## Written exercise
Write out the material exactly, leaving every picture behind.

## Data provided
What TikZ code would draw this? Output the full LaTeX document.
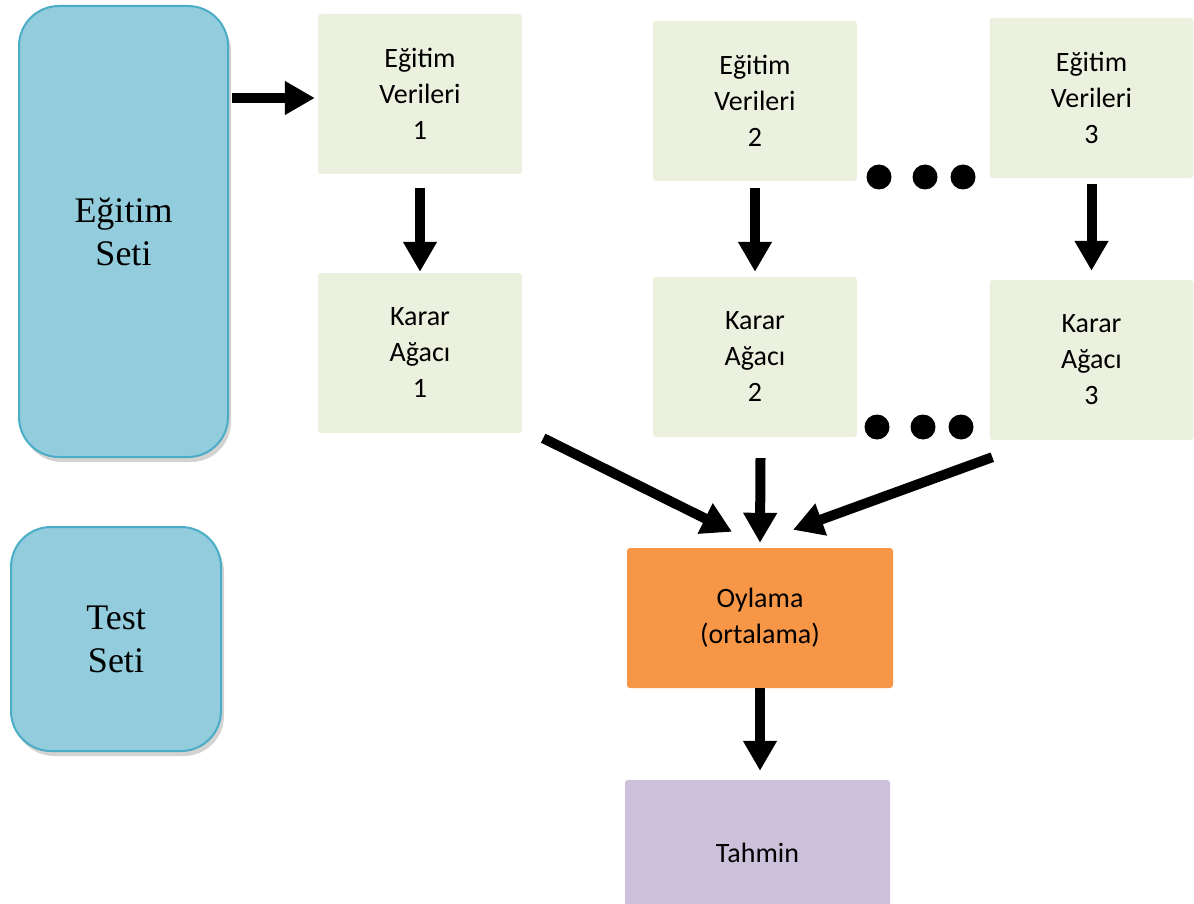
\documentclass[tikz,border=0pt]{standalone}
\usepackage{fontspec}
\setmainfont{Carlito}
\newfontfamily\tnr{Liberation Serif}
\usetikzlibrary{arrows.meta,shadows}
\definecolor{setblue}{HTML}{93CDDD}
\definecolor{setedge}{HTML}{4BACC6}
\definecolor{verirenk}{HTML}{EBF1DE}
\definecolor{oyrenk}{HTML}{F79646}
\definecolor{tahrenk}{HTML}{CCC1DA}
\newcommand{\dotsize}{25pt}

\begin{document}
\begin{tikzpicture}[x=1pt,y=-1pt,
    kume/.style={draw=setedge, line width=2pt, fill=setblue, rounded corners=40pt, align=center,
      font=\tnr\fontsize{36}{43}\selectfont,
      drop shadow={shadow xshift=3pt, shadow yshift=-5pt, opacity=.35}},
    kutu/.style={fill=verirenk, rounded corners=3pt, align=center, inner sep=0pt,
      minimum width=204pt, minimum height=160pt, font=\fontsize{28}{36}\selectfont},
    ok/.style={line width=10pt, -{Triangle[width=32pt,length=30pt]}}]

      \useasboundingbox (0,0) rectangle (1194,904);
      \clip (0,0) rectangle (1194,904);

          %%  Egitim ve test kumeleri %%
      \node (es) at (123.5,231.5) [kume, minimum width=209pt, minimum height=451pt] {Eğitim\\Seti};
      \node (ts) at (116,639) [kume, minimum width=210pt, minimum height=224pt] {Test\\Seti};

          %%  Veri alt kumeleri ve agaclar %%
      \foreach \i/\x/\y/\z in {1/420/94/353, 2/755/101/357, 3/1091.5/98/360}
      { \node (ev\i) at (\x,\y) [kutu] {Eğitim\\Verileri\\\i};
        \node (ka\i) at (\x,\z) [kutu] {Karar\\Ağacı\\\i};}

      \foreach \i/\a/\b in {1/14/1, 2/7/5, 3/6/9}
      { \draw[ok, shorten <=\a pt, shorten >=\b pt] (ev\i.south) to (ev\i.south |- ka\i.north);}

      \foreach \i/\x in {1/879, 2/925, 3/963}
      { \node (nu\i) at (\x,177) [circle, fill, inner sep=0pt, minimum size=\dotsize] {};}
      \foreach \i/\x in {1/877, 2/923, 3/961}
      { \node (na\i) at (\x,427) [circle, fill, inner sep=0pt, minimum size=\dotsize] {};}

      \coordinate (gir) at ([yshift=-4pt]ev1.west);
      \draw[ok, shorten <=3pt, shorten >=3pt] (es.east |- gir) to (gir);

          %%  Oylama %%
      \node (oy) at (760,618) [kutu, fill=oyrenk, minimum width=266pt, minimum height=140pt] {Oylama\\(ortalama)};
      \node (ta) at (757.5,853) [kutu, fill=tahrenk, minimum width=265pt, minimum height=146pt] {Tahmin};

      \draw[ok] ([xshift=21pt,yshift=-5pt]ka1.south east) to ([xshift=-28pt,yshift=16pt]oy.north);
      \draw[ok] ([xshift=5.5pt,yshift=-21pt]ka2.south) to ([yshift=5pt]oy.north);
      \draw[ok] ([xshift=3pt,yshift=-17pt]ka3.south west) to ([xshift=33pt,yshift=18pt]oy.north);
      \draw[ok, shorten >=9pt] (oy.south) to (oy.south |- ta.north);

\end{tikzpicture}
\end{document}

## Final answer
What TikZ code would draw this? Output the full LaTeX document.
\documentclass[tikz,border=0pt]{standalone}
\usepackage{fontspec}
\setmainfont{Carlito}
\newfontfamily\tnr{Liberation Serif}
\usetikzlibrary{arrows.meta,shadows}
\definecolor{setblue}{HTML}{93CDDD}
\definecolor{setedge}{HTML}{4BACC6}
\definecolor{verirenk}{HTML}{EBF1DE}
\definecolor{oyrenk}{HTML}{F79646}
\definecolor{tahrenk}{HTML}{CCC1DA}
\newcommand{\dotsize}{25pt}

\begin{document}
\begin{tikzpicture}[x=1pt,y=-1pt,
    kume/.style={draw=setedge, line width=2pt, fill=setblue, rounded corners=40pt, align=center,
      font=\tnr\fontsize{36}{43}\selectfont,
      drop shadow={shadow xshift=3pt, shadow yshift=-5pt, opacity=.35}},
    kutu/.style={fill=verirenk, rounded corners=3pt, align=center, inner sep=0pt,
      minimum width=204pt, minimum height=160pt, font=\fontsize{28}{36}\selectfont},
    ok/.style={line width=10pt, -{Triangle[width=32pt,length=30pt]}}]

      \useasboundingbox (0,0) rectangle (1194,904);
      \clip (0,0) rectangle (1194,904);

          %%  Egitim ve test kumeleri %%
      \node (es) at (123.5,231.5) [kume, minimum width=209pt, minimum height=451pt] {Eğitim\\Seti};
      \node (ts) at (116,639) [kume, minimum width=210pt, minimum height=224pt] {Test\\Seti};

          %%  Veri alt kumeleri ve agaclar %%
      \foreach \i/\x/\y/\z in {1/420/94/353, 2/755/101/357, 3/1091.5/98/360}
      { \node (ev\i) at (\x,\y) [kutu] {Eğitim\\Verileri\\\i};
        \node (ka\i) at (\x,\z) [kutu] {Karar\\Ağacı\\\i};}

      \foreach \i/\a/\b in {1/14/1, 2/7/5, 3/6/9}
      { \draw[ok, shorten <=\a pt, shorten >=\b pt] (ev\i.south) to (ev\i.south |- ka\i.north);}

      \foreach \i/\x in {1/879, 2/925, 3/963}
      { \node (nu\i) at (\x,177) [circle, fill, inner sep=0pt, minimum size=\dotsize] {};}
      \foreach \i/\x in {1/877, 2/923, 3/961}
      { \node (na\i) at (\x,427) [circle, fill, inner sep=0pt, minimum size=\dotsize] {};}

      \coordinate (gir) at ([yshift=-4pt]ev1.west);
      \draw[ok, shorten <=3pt, shorten >=3pt] (es.east |- gir) to (gir);

          %%  Oylama %%
      \node (oy) at (760,618) [kutu, fill=oyrenk, minimum width=266pt, minimum height=140pt] {Oylama\\(ortalama)};
      \node (ta) at (757.5,853) [kutu, fill=tahrenk, minimum width=265pt, minimum height=146pt] {Tahmin};

      \draw[ok] ([xshift=21pt,yshift=-5pt]ka1.south east) to ([xshift=-28pt,yshift=16pt]oy.north);
      \draw[ok] ([xshift=5.5pt,yshift=-21pt]ka2.south) to ([yshift=5pt]oy.north);
      \draw[ok] ([xshift=3pt,yshift=-17pt]ka3.south west) to ([xshift=33pt,yshift=18pt]oy.north);
      \draw[ok, shorten >=9pt] (oy.south) to (oy.south |- ta.north);

\end{tikzpicture}
\end{document}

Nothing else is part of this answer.